Deadlock in session daemon and consumer for short lived apps in live per-pid
I encountered a deadlock of the session daemon when tracing short lived UST app in burst. I was not able to reproduce it.
Here is the session configuration:
lttng create allo --live lttng enable-channel --buffers-pid -s allo --tracefile-size=5M --tracefile-count=4 -u chan1 lttng enable-event -u -a -c chan1 lttng start allo
After configured this session, I ran the following for loop followed by a lttng destroy command. As such:
for i in `seq 1 10`; do ../../../lttng-emojis/main & ; done; lttng destroy -a
These apps run and exit very quickly. The lttng destroy command never completes .
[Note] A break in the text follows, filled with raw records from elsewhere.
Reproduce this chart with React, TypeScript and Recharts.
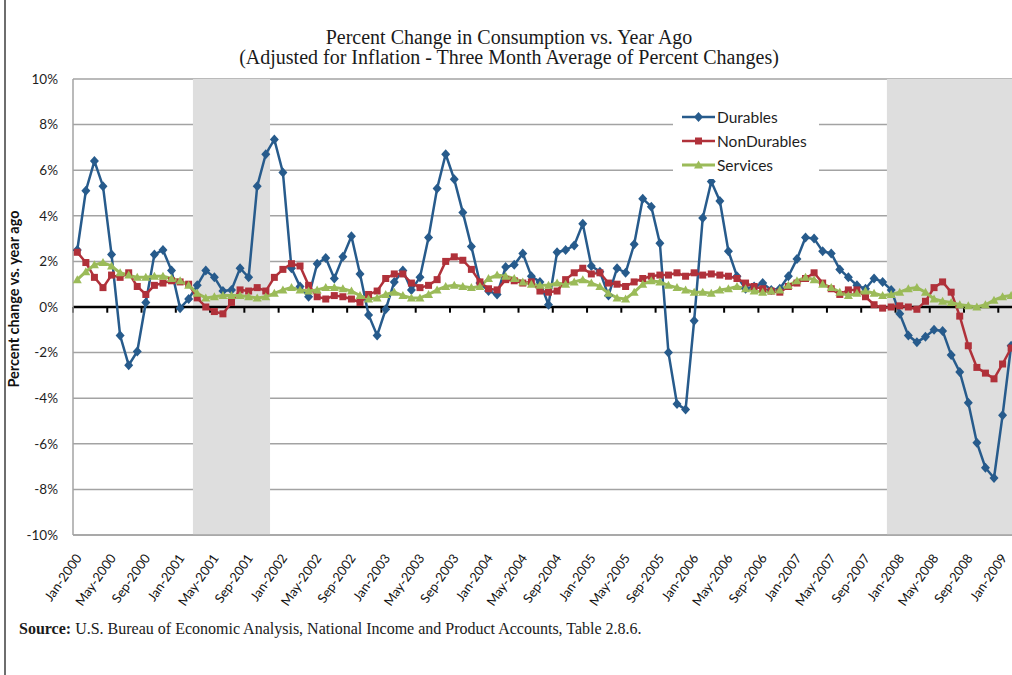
import React from 'react';
import { LineChart, Line, XAxis, YAxis, CartesianGrid, ReferenceArea, ReferenceLine, Legend, Label } from 'recharts';

// monthly categories, Jan-2000 .. Feb-2009
const MONTH_NAMES = ['Jan', 'Feb', 'Mar', 'Apr', 'May', 'Jun', 'Jul', 'Aug', 'Sep', 'Oct', 'Nov', 'Dec'];
const YEARS = [2000, 2001, 2002, 2003, 2004, 2005, 2006, 2007, 2008, 2009];
const MONTHS = YEARS.flatMap((y) => MONTH_NAMES.map((m) => `${m}-${y}`)).slice(0, 110);

const DURABLES = [
  2.5, 5.1, 6.4, 5.3, 2.3, -1.25, -2.55, -1.95, 0.2, 2.3, 2.5, 1.6,
  -0.05, 0.35, 0.95, 1.6, 1.3, 0.7, 0.75, 1.7, 1.3, 5.3, 6.7, 7.35,
  5.9, 1.7, 0.9, 0.45, 1.9, 2.15, 1.25, 2.2, 3.1, 1.45, -0.35, -1.25,
  -0.1, 1.1, 1.6, 0.75, 1.3, 3.05, 5.2, 6.7, 5.6, 4.15, 2.65, 1.05,
  0.7, 0.55, 1.75, 1.85, 2.35, 1.35, 1.1, 0.1, 2.4, 2.5, 2.7, 3.65,
  1.8, 1.55, 0.5, 1.7, 1.5, 2.75, 4.75, 4.4, 2.8, -2.0, -4.25, -4.5,
  -0.6, 3.9, 5.5, 4.65, 2.45, 1.35, 0.8, 0.9, 1.05, 0.75, 0.8, 1.35,
  2.1, 3.05, 3.0, 2.45, 2.35, 1.65, 1.3, 0.95, 0.8, 1.25, 1.1, 0.75,
  -0.3, -1.25, -1.55, -1.3, -1.0, -1.05, -2.1, -2.85, -4.2, -5.95, -7.05, -7.5,
  -4.75, -1.7,
];

const NON_DURABLES = [
  2.4, 1.95, 1.3, 0.85, 1.4, 1.3, 1.5, 0.9, 0.55, 0.95, 1.05, 1.15,
  1.1, 1.0, 0.4, 0.0, -0.2, -0.3, 0.2, 0.75, 0.7, 0.85, 0.7, 1.3,
  1.65, 1.9, 1.8, 0.95, 0.45, 0.35, 0.5, 0.45, 0.35, 0.2, 0.55, 0.7,
  1.25, 1.45, 1.45, 1.05, 0.85, 0.95, 1.2, 2.0, 2.2, 2.05, 1.65, 1.1,
  0.8, 0.75, 1.2, 1.15, 1.05, 1.1, 0.7, 0.65, 0.7, 1.2, 1.5, 1.7,
  1.45, 1.5, 1.05, 1.0, 0.9, 1.1, 1.25, 1.35, 1.4, 1.4, 1.5, 1.35,
  1.5, 1.4, 1.45, 1.4, 1.35, 1.25, 1.05, 0.9, 0.8, 0.7, 0.65, 0.9,
  1.05, 1.25, 1.5, 1.05, 0.8, 0.55, 0.75, 0.75, 0.45, 0.1, -0.05, 0.0,
  0.05, 0.0, -0.1, 0.25, 0.85, 1.1, 0.65, -0.4, -1.7, -2.65, -2.9, -3.15,
  -2.5, -1.8,
];

const SERVICES = [
  1.2, 1.55, 1.85, 1.95, 1.8, 1.5, 1.4, 1.3, 1.3, 1.35, 1.35, 1.25,
  1.15, 0.95, 0.6, 0.4, 0.45, 0.5, 0.5, 0.5, 0.45, 0.4, 0.45, 0.6,
  0.75, 0.85, 0.75, 0.7, 0.75, 0.85, 0.85, 0.8, 0.7, 0.5, 0.35, 0.4,
  0.55, 0.65, 0.5, 0.4, 0.4, 0.55, 0.75, 0.9, 0.95, 0.9, 0.85, 0.9,
  1.25, 1.4, 1.35, 1.25, 1.1, 1.0, 0.95, 0.95, 1.05, 1.0, 1.1, 1.2,
  1.05, 0.9, 0.6, 0.4, 0.35, 0.65, 1.0, 1.15, 1.1, 0.95, 0.85, 0.75,
  0.65, 0.65, 0.6, 0.75, 0.8, 0.9, 0.8, 0.7, 0.65, 0.7, 0.75, 0.95,
  1.15, 1.3, 1.2, 1.0, 0.85, 0.65, 0.5, 0.6, 0.7, 0.6, 0.5, 0.55,
  0.65, 0.8, 0.85, 0.65, 0.35, 0.25, 0.2, 0.1, 0.05, 0.0, 0.1, 0.3,
  0.45, 0.5,
];

const Y_TICKS = [-10, -8, -6, -4, -2, 0, 2, 4, 6, 8, 10];
const LABEL_EVERY = 4;
// recession shading, in month index (start, end exclusive)
const RECESSIONS = [
  { from: 14, to: 23 },
  { from: 95, to: 110 },
];
// the picture is cropped just after the last (Feb-2009) point
const X_END = 109.6;

const SERIES = [
  { key: 'durables', name: 'Durables', color: '#275b8c', shape: 'diamond', width: 2.5 },
  { key: 'nonDurables', name: 'NonDurables', color: '#b0313a', shape: 'square', width: 2.5 },
  { key: 'services', name: 'Services', color: '#9bbb59', shape: 'triangle', width: 3 },
];

const rows = MONTHS.map((month, i) => ({
  x: i + 0.5,
  month,
  durables: DURABLES[i],
  nonDurables: NON_DURABLES[i],
  services: SERVICES[i],
}));

const labelTicks = MONTHS.map((_, i) => i).filter((i) => i % LABEL_EVERY === 0).map((i) => i + 0.5);
const boundaryTicks = MONTHS.map((_, i) => i).filter((i) => i % LABEL_EVERY === 0);

const marker = (shape: string, cx: number, cy: number, color: string, key?: any) => {
  if (shape === 'diamond') {
    return <path key={key} d={`M${cx},${cy - 5}L${cx + 4.5},${cy}L${cx},${cy + 5}L${cx - 4.5},${cy}Z`} fill={color} />;
  }
  if (shape === 'square') {
    return <rect key={key} x={cx - 3.5} y={cy - 3.5} width={7} height={7} fill={color} />;
  }
  return <path key={key} d={`M${cx},${cy - 4.5}L${cx + 4.5},${cy + 3.5}L${cx - 4.5},${cy + 3.5}Z`} fill={color} />;
};

const MonthTick = ({ x, y, payload }: any) => {
  const ax = x + 5;
  const ay = y + 23;
  return (
    <text
      x={ax}
      y={ay}
      transform={`rotate(-55 ${ax} ${ay})`}
      textAnchor="end"
      fontSize={13}
      fontFamily="Lato"
      fill="#111"
    >
      {MONTHS[Math.floor(payload.value)]}
    </text>
  );
};

const LegendBox = () => (
  <svg width={146} height={76}>
    {SERIES.map((s, i) => {
      const cy = 14 + i * 24;
      return (
        <g key={s.key}>
          <line x1={9} x2={42} y1={cy} y2={cy} stroke={s.color} strokeWidth={s.width} />
          {marker(s.shape, 25.5, cy, s.color)}
          <text x={44} y={cy} dominantBaseline="central" fontSize={15.5} fontFamily="Lato" fill="#1e1e1e">
            {s.name}
          </text>
        </g>
      );
    })}
  </svg>
);

const App = () => {
  return (
    <div style={{ position: 'relative', width: 1012, height: 675, overflow: 'hidden', background: '#fff' }}>
      <style>{'html, body { margin: 0; padding: 0; overflow: hidden; }'}</style>
      <LineChart width={1012} height={640} data={rows} margin={{ top: 79, right: 0, bottom: 45, left: 17 }}>
        <CartesianGrid horizontal vertical={false} stroke="#a3a3a3" strokeWidth={1.5} />
        {RECESSIONS.map((r) => (
          <ReferenceArea
            key={r.from}
            x1={r.from}
            x2={Math.min(r.to, X_END)}
            y1={-10}
            y2={10}
            fill="#dedede"
            fillOpacity={1}
            stroke="none"
          />
        ))}
        <XAxis
          type="number"
          dataKey="x"
          domain={[0, X_END]}
          allowDataOverflow
          ticks={labelTicks}
          tick={<MonthTick />}
          tickLine={false}
          tickSize={0}
          tickMargin={0}
          interval={0}
          height={60}
          axisLine={{ stroke: '#a3a3a3', strokeWidth: 1.5 }}
        />
        <YAxis
          domain={[-10, 10]}
          ticks={Y_TICKS}
          tickFormatter={(v) => `${v}%`}
          width={56}
          tickLine={false}
          tickSize={0}
          tickMargin={15}
          axisLine={{ stroke: '#a3a3a3', strokeWidth: 1.5 }}
          tick={{ fontSize: 13.5, fontFamily: 'Lato', fill: '#1e1e1e' }}
        >
          <Label
            content={() => (
              <text
                x={13}
                y={299}
                transform="rotate(-90 13 299)"
                textAnchor="middle"
                dominantBaseline="central"
                fontSize={14.5}
                fontWeight="bold"
                fontFamily="Lato"
                fill="#111"
              >
                Percent change vs. year ago
              </text>
            )}
          />
        </YAxis>
        <ReferenceLine y={0} stroke="#000" strokeWidth={2.5} />
        {boundaryTicks.map((b) => (
          <ReferenceLine
            key={`t-${b}`}
            segment={[
              { x: b, y: 0 },
              { x: b, y: -0.25 },
            ]}
            stroke="#000"
            strokeWidth={2}
          />
        ))}
        {SERIES.map((s) => (
          <Line
            key={s.key}
            type="linear"
            dataKey={s.key}
            name={s.name}
            stroke={s.color}
            strokeWidth={s.width}
            dot={(p: any) => marker(s.shape, p.cx, p.cy, s.color, `${s.key}-${p.index}`)}
            activeDot={false}
            isAnimationActive={false}
          />
        ))}
        <Legend
          layout="vertical"
          align="center"
          verticalAlign="middle"
          content={<LegendBox />}
          wrapperStyle={{ left: 673, top: 103, width: 146, height: 76, background: '#fff' }}
        />
      </LineChart>

      <div style={{ position: 'absolute', left: 4, top: 0, width: 2, height: 675, background: '#6e6e6e' }} />

      <div
        style={{
          position: 'absolute',
          left: 0,
          top: 27,
          width: 1018,
          textAlign: 'center',
          fontFamily: '"Liberation Serif", serif',
          fontSize: 20,
          lineHeight: '20px',
          color: '#1a1a1a',
        }}
      >
        <div>Percent Change in Consumption vs. Year Ago</div>
        <div>(Adjusted for Inflation - Three Month Average of Percent Changes)</div>
      </div>

      <div
        style={{
          position: 'absolute',
          left: 19,
          top: 620,
          fontFamily: '"Liberation Serif", serif',
          fontSize: 16,
          lineHeight: '18px',
          color: '#1a1a1a',
          whiteSpace: 'nowrap',
        }}
      >
        <b>Source:</b> U.S. Bureau of Economic Analysis, National Income and Product Accounts, Table 2.8.6.
      </div>
    </div>
  );
};

export default App;
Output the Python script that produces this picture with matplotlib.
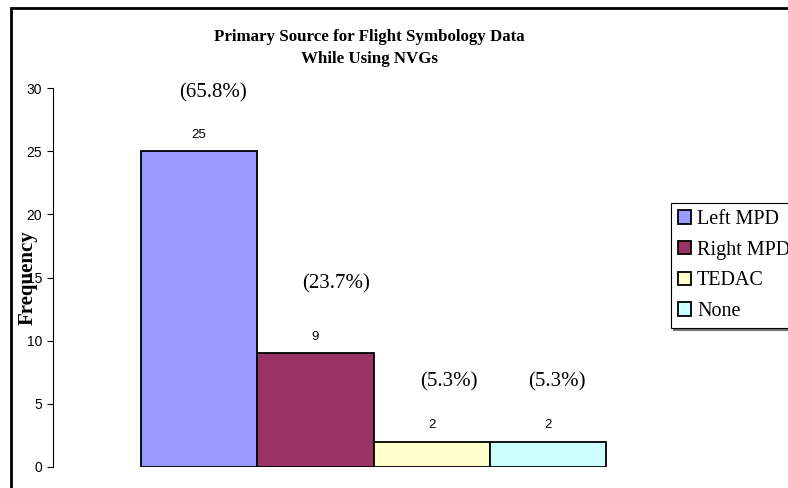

I attached the source code of the app as well as the backtraces of both lttng session daemon and the lttng consumer daemon.
We gathered so far:
sessiond thread 8: waiting on consumer socket (recv), while holding the consumer socket lock
sessiond thread 11: waiting for socket lock, while holding ust registry lock
sessiond thread 15: waiting for ust registry lock
consumerd thread 4: waiting for stream lock
consumerd thread 7: waiting on consumer metadata socket(recv), while holding stream lock
consumerd thread 8: waiting for stream lock
I was running this lttng-tools branch: https://github.com/PSRCode/lttng-tools/tree/live-per-pid (commit f0e3b9ebe)
Updated by Francis Deslauriers 5 months ago
- File sessiond-bt-2.txt sessiond-bt-2.txt added
- File consumerd-bt-2.txt consumerd-bt-2.txt added
- File relayd-bt-2.txt relayd-bt-2.txt added
I was able to reproduce it by using the following loop:
for i in `seq 1 40`; do ./setup-trace.sh ; ../../../lttng-emojis/main &; lttng destroy -a ; done;
I attached the backtrace of this run.